**Brief**
Set all the material down again unchanged, without the pictures.

▼

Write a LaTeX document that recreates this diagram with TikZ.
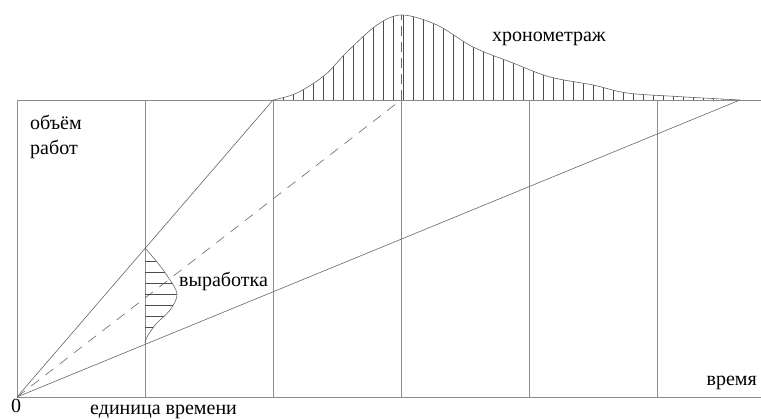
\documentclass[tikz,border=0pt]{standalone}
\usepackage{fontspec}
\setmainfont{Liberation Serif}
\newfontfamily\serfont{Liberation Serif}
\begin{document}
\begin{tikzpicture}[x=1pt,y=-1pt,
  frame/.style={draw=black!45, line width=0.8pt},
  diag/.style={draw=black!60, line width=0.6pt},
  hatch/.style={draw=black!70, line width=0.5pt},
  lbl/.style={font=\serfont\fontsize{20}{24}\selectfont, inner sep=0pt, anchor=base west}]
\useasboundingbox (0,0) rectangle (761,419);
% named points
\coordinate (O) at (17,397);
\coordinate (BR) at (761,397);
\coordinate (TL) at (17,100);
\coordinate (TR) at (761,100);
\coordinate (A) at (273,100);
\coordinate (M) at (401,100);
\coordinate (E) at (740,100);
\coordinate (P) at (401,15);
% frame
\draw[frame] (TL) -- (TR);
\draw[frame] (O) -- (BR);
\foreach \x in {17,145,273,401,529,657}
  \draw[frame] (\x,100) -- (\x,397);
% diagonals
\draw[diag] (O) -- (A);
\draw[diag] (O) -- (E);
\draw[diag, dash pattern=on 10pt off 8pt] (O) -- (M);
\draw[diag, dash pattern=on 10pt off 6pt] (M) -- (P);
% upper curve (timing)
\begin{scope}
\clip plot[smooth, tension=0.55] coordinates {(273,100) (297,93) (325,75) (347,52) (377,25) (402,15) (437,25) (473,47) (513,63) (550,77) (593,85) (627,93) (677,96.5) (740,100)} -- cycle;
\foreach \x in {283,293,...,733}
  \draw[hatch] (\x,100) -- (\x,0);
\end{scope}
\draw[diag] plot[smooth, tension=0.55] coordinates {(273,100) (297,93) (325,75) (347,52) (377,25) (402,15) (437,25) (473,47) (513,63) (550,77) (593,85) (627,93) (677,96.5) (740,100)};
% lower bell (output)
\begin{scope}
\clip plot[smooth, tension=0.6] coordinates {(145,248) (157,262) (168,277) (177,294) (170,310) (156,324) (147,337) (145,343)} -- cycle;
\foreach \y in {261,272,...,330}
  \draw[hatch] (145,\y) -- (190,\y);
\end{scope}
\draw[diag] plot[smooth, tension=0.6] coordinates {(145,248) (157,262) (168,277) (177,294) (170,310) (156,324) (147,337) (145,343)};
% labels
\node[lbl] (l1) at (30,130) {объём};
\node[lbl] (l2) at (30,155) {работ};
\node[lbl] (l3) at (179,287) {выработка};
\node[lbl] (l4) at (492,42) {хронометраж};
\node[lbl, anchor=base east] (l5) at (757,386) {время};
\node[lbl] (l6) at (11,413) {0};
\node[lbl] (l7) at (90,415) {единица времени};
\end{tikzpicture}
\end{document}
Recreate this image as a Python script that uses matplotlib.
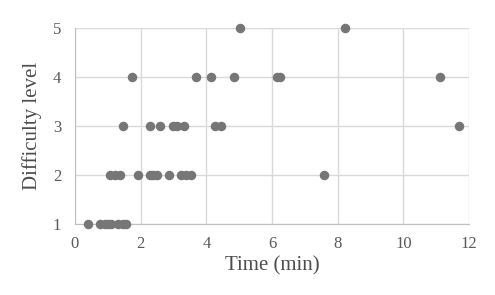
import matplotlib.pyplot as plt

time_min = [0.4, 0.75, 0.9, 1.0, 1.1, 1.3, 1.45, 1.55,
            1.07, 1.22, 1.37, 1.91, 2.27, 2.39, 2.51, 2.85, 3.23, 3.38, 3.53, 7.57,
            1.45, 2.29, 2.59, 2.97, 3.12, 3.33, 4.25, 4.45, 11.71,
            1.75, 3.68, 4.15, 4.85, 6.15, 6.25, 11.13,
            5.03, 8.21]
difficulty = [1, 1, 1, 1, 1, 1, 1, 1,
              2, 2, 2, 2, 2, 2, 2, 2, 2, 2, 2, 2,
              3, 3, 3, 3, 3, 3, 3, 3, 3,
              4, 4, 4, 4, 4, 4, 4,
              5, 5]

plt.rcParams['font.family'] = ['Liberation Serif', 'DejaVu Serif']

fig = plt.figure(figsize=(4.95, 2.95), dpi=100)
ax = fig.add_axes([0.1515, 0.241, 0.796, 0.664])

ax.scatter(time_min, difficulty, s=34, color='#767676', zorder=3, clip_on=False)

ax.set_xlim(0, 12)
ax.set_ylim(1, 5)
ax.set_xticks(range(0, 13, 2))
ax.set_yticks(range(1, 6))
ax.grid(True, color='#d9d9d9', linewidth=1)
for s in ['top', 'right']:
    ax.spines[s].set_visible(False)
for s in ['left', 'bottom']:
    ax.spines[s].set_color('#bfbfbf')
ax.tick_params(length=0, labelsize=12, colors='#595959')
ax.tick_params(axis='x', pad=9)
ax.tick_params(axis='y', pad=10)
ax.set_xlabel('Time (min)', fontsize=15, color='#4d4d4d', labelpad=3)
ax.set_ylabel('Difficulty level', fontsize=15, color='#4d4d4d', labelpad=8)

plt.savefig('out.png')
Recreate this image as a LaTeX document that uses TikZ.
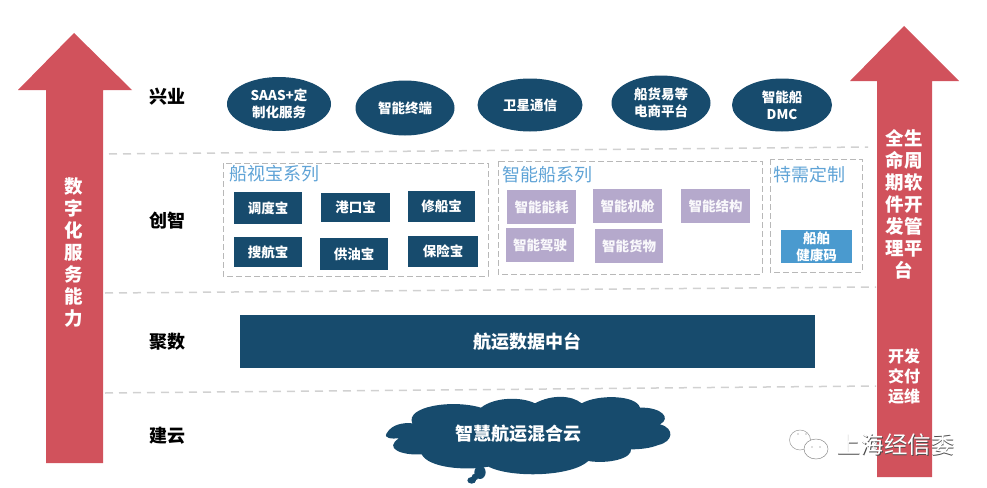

▲

**Response for this exercise**
Write a LaTeX document that recreates this diagram with TikZ.
\documentclass[tikz,border=0pt]{standalone}
\usepackage{fontspec}
\setmainfont{Liberation Serif}
\newfontfamily\serfont{Liberation Serif}
\begin{document}
\begin{tikzpicture}[x=1pt,y=-1pt,
  frame/.style={draw=black!45, line width=0.8pt},
  diag/.style={draw=black!60, line width=0.6pt},
  hatch/.style={draw=black!70, line width=0.5pt},
  lbl/.style={font=\serfont\fontsize{20}{24}\selectfont, inner sep=0pt, anchor=base west}]
\useasboundingbox (0,0) rectangle (761,419);
% named points
\coordinate (O) at (17,397);
\coordinate (BR) at (761,397);
\coordinate (TL) at (17,100);
\coordinate (TR) at (761,100);
\coordinate (A) at (273,100);
\coordinate (M) at (401,100);
\coordinate (E) at (740,100);
\coordinate (P) at (401,15);
% frame
\draw[frame] (TL) -- (TR);
\draw[frame] (O) -- (BR);
\foreach \x in {17,145,273,401,529,657}
  \draw[frame] (\x,100) -- (\x,397);
% diagonals
\draw[diag] (O) -- (A);
\draw[diag] (O) -- (E);
\draw[diag, dash pattern=on 10pt off 8pt] (O) -- (M);
\draw[diag, dash pattern=on 10pt off 6pt] (M) -- (P);
% upper curve (timing)
\begin{scope}
\clip plot[smooth, tension=0.55] coordinates {(273,100) (297,93) (325,75) (347,52) (377,25) (402,15) (437,25) (473,47) (513,63) (550,77) (593,85) (627,93) (677,96.5) (740,100)} -- cycle;
\foreach \x in {283,293,...,733}
  \draw[hatch] (\x,100) -- (\x,0);
\end{scope}
\draw[diag] plot[smooth, tension=0.55] coordinates {(273,100) (297,93) (325,75) (347,52) (377,25) (402,15) (437,25) (473,47) (513,63) (550,77) (593,85) (627,93) (677,96.5) (740,100)};
% lower bell (output)
\begin{scope}
\clip plot[smooth, tension=0.6] coordinates {(145,248) (157,262) (168,277) (177,294) (170,310) (156,324) (147,337) (145,343)} -- cycle;
\foreach \y in {261,272,...,330}
  \draw[hatch] (145,\y) -- (190,\y);
\end{scope}
\draw[diag] plot[smooth, tension=0.6] coordinates {(145,248) (157,262) (168,277) (177,294) (170,310) (156,324) (147,337) (145,343)};
% labels
\node[lbl] (l1) at (30,130) {объём};
\node[lbl] (l2) at (30,155) {работ};
\node[lbl] (l3) at (179,287) {выработка};
\node[lbl] (l4) at (492,42) {хронометраж};
\node[lbl, anchor=base east] (l5) at (757,386) {время};
\node[lbl] (l6) at (11,413) {0};
\node[lbl] (l7) at (90,415) {единица времени};
\end{tikzpicture}
\end{document}
Recreate this image as a Python script that uses matplotlib.
import matplotlib.pyplot as plt

time_min = [0.4, 0.75, 0.9, 1.0, 1.1, 1.3, 1.45, 1.55,
            1.07, 1.22, 1.37, 1.91, 2.27, 2.39, 2.51, 2.85, 3.23, 3.38, 3.53, 7.57,
            1.45, 2.29, 2.59, 2.97, 3.12, 3.33, 4.25, 4.45, 11.71,
            1.75, 3.68, 4.15, 4.85, 6.15, 6.25, 11.13,
            5.03, 8.21]
difficulty = [1, 1, 1, 1, 1, 1, 1, 1,
              2, 2, 2, 2, 2, 2, 2, 2, 2, 2, 2, 2,
              3, 3, 3, 3, 3, 3, 3, 3, 3,
              4, 4, 4, 4, 4, 4, 4,
              5, 5]

plt.rcParams['font.family'] = ['Liberation Serif', 'DejaVu Serif']

fig = plt.figure(figsize=(4.95, 2.95), dpi=100)
ax = fig.add_axes([0.1515, 0.241, 0.796, 0.664])

ax.scatter(time_min, difficulty, s=34, color='#767676', zorder=3, clip_on=False)

ax.set_xlim(0, 12)
ax.set_ylim(1, 5)
ax.set_xticks(range(0, 13, 2))
ax.set_yticks(range(1, 6))
ax.grid(True, color='#d9d9d9', linewidth=1)
for s in ['top', 'right']:
    ax.spines[s].set_visible(False)
for s in ['left', 'bottom']:
    ax.spines[s].set_color('#bfbfbf')
ax.tick_params(length=0, labelsize=12, colors='#595959')
ax.tick_params(axis='x', pad=9)
ax.tick_params(axis='y', pad=10)
ax.set_xlabel('Time (min)', fontsize=15, color='#4d4d4d', labelpad=3)
ax.set_ylabel('Difficulty level', fontsize=15, color='#4d4d4d', labelpad=8)

plt.savefig('out.png')
Recreate this image as a LaTeX document that uses TikZ.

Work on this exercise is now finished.